Provisions at a Glance
The 2020 Act provides the Vivad Se Vishwas scheme for building confidence among the taxpayers and to encourage them to settle their disputes by paying part of the disputed tax arrears. It provides relief to the taxpayers in the form of partial or total waiver of the interest or penalty on the disputed tax if the total amount calculated by the authority is paid by the taxpayer before 31st March 2020 and the appeal was pending as on 31st January before the Commissioner (appeals), Income Tax Appellate Tribunals (ITATs), High Courts or the Supreme Court.
To avail this scheme the taxpayer has to file a declaration before the appointed authority in the specified form. Thereafter the amount to be paid by the taxpayer has to be determined by the appointed authority within 15 days from the date of receiving the declaration and undertaking from the taxpayer, after which a conclusive order will be passed by the said authority. The government has high hopes from this Act but this is not the first such attempt to settle income tax litigation disputes and appeals. In 1998, the government came up with the Kar Vivad Samadhan Scheme to resolve disputes pending at various levels of appeal, however it did not lead to the necessary course correction.
In recent years the Central Board of Direct Taxes (CBDT) has shifted its focus on litigation management but at the same time, the decision to reward performance credit to officers for enhancing the effectiveness of their orders, shows confusion on the part of revenue authorities. This indicates that pendency of appeals is not a new problem for the revenue authorities but the government has failed to address this problem efficiently. This is because of the focus on temporary solutions such as waiver to dispose of disputed cases rather than discouraging the tendency of revenue authorities to litigate endlessly irrespective of merits of the case. The present Act also addresses the temporary issue of recovering the revenue stuck due to pendency of several litigation cases. However, it must be noted that most of the appeals are pending before the CIT and ITAT, which means that the taxpayers still have a remedy before the High Court and Supreme Court. Such disputed cases will hence hardly be resolved through the new provisions, as the taxpayers can always choose to approach the court rather than paying off a disputed amount of tax claimed by the authorities.
The Act does not provide any flexibility or choice with regard to the issues the taxpayers would want to resolve under its provisions.
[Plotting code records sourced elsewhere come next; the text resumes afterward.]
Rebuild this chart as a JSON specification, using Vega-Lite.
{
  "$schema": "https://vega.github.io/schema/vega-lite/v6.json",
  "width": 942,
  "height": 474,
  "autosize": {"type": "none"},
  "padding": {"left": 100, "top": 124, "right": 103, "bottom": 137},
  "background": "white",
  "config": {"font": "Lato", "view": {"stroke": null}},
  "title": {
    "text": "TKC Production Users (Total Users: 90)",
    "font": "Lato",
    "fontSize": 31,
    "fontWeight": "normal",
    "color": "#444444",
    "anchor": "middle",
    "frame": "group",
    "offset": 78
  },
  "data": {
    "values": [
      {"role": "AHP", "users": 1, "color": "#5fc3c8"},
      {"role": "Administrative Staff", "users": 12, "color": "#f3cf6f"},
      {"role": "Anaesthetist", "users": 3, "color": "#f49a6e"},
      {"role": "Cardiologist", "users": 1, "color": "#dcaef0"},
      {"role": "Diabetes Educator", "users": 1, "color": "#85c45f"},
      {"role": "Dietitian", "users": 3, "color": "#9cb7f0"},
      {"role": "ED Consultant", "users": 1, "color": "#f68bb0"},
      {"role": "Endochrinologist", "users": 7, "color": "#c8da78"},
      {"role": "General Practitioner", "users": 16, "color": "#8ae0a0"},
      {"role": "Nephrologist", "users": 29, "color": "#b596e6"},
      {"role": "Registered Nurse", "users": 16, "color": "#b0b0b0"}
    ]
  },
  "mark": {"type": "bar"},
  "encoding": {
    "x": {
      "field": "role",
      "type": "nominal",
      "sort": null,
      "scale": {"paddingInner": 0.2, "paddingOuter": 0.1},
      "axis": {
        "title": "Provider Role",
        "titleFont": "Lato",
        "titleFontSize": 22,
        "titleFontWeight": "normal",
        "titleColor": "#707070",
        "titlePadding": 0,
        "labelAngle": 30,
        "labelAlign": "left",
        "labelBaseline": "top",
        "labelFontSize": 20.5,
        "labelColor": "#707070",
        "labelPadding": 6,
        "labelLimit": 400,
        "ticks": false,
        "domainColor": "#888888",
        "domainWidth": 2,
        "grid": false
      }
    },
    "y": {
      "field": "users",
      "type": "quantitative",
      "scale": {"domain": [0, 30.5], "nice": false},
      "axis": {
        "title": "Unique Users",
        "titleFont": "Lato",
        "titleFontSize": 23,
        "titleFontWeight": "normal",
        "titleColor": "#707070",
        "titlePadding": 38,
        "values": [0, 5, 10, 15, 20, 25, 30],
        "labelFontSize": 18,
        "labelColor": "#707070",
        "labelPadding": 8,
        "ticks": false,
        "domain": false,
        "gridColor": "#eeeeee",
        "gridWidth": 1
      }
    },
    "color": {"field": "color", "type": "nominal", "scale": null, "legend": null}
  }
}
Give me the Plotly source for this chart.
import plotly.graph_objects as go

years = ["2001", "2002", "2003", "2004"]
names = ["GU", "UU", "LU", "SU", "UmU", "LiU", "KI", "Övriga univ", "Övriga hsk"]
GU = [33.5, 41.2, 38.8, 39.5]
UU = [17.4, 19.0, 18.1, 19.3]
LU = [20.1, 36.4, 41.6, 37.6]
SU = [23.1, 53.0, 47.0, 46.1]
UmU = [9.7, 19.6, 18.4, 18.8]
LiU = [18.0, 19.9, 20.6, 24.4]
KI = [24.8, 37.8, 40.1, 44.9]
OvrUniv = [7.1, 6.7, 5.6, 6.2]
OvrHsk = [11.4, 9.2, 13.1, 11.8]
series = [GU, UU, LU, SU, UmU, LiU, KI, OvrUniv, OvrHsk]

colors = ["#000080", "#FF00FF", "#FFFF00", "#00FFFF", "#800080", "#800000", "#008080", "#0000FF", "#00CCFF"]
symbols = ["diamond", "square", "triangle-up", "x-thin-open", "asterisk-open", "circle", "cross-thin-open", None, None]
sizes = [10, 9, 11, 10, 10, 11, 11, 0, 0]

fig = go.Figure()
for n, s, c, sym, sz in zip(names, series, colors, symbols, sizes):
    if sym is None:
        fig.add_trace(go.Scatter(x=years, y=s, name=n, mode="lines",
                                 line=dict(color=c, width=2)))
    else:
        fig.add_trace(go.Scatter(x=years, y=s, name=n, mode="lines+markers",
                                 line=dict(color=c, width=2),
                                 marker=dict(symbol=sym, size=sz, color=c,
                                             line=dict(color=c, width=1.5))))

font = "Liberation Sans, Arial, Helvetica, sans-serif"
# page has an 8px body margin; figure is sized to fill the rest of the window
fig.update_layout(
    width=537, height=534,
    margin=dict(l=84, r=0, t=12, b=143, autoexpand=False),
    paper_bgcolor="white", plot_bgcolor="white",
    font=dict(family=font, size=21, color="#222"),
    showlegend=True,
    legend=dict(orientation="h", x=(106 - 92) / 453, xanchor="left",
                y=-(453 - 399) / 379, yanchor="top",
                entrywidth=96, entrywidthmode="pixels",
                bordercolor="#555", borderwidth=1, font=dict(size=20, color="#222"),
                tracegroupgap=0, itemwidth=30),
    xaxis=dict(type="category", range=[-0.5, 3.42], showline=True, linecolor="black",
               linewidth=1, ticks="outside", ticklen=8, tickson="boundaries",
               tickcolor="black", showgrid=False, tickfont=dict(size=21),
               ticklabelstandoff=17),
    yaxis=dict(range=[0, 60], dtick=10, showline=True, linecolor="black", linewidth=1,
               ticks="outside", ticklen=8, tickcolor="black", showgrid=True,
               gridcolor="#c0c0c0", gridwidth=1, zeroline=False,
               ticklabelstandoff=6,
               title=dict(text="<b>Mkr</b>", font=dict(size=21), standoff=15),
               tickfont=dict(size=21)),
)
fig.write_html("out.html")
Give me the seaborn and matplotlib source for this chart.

It states that the appeal must be withdrawn in its entirety whereas it’s probable that if the taxpayers are confident of a favourable decision on some points of the appeal, they would not want to compromise or dispose of those points of contention. In such cases it will be very difficult for the taxpayers to determine whether they want to adhere to the provisions of the Act or not.
On agreeing to settle the dispute under the Act, the taxpayer also does not have an option to challenge the amount determined by the appointed authority. This means that even if there are chances of error in determining the final payable amount, there is no provision in the Act that allows for rectification of such errors. Moreover, the amount of tax will have to be paid as per the decision of the authorities which defies the point of the earlier dispute, with the only relief being waiver of interest and penalty. This is easier said than done, since if the taxpayers were willing to pay off the determined tax amount merely because of a waiver of the interest and penalty, there wouldn’t have been as many pending tax disputes in India as there currently are.
It is also argued that such policies can downgrade the morale of honest taxpayers. If the government will bring out provisions to facilitate tax evaders and non compliant litigants, the honest taxpayers will be discouraged to comply with the income tax deadlines and rules, which might result in an increase in non-compliance.
Recommendations for better Tax Recovery Policies
- To attract the taxpayers who still have remedy before the High Court and Supreme Court, the government can provide additional incentives to encourage payment of taxes apart from interest and penalties waiver. This was witnessed with the Sabka Vishwas Scheme for indirect taxes where the main reason for its successful implementation was the provision for 40 to 70 percent tax waiver.
- The designated authority should also take into consideration the amount of money already spent by the taxpayer in the litigation process, while calculating the payable amount. The taxpayer should also be allowed to file a rectification application in case there is an error in determining the amount payable.
- The government should strengthen the legal framework for income tax administration and should take punitive measures against the assessing officers who make arbitrary orders or prefer to appeal without looking at the merits of the case.
- The income tax policy regime should be made simple and the income tax rates should be reasonably determined, with better incentives for proper compliance with tax payments, so that individuals and organisations are encouraged to pay the income tax willingly, without the need for amnesty schemes and policies thereby reducing non compliance.
Given the fact that the income tax authorities in India have most disputes resolved against their tax assessment, it can be safely said that even if the new Act is able to successfully recover 20 percent of the tax arrears stuck in litigation, it can be considered a feat for our current tax mechanism.The tax regime in India needs better long term policies, but in the meanwhile, this Act will not only help the government in generating timely revenue but can also help the taxpayers save their time and resources.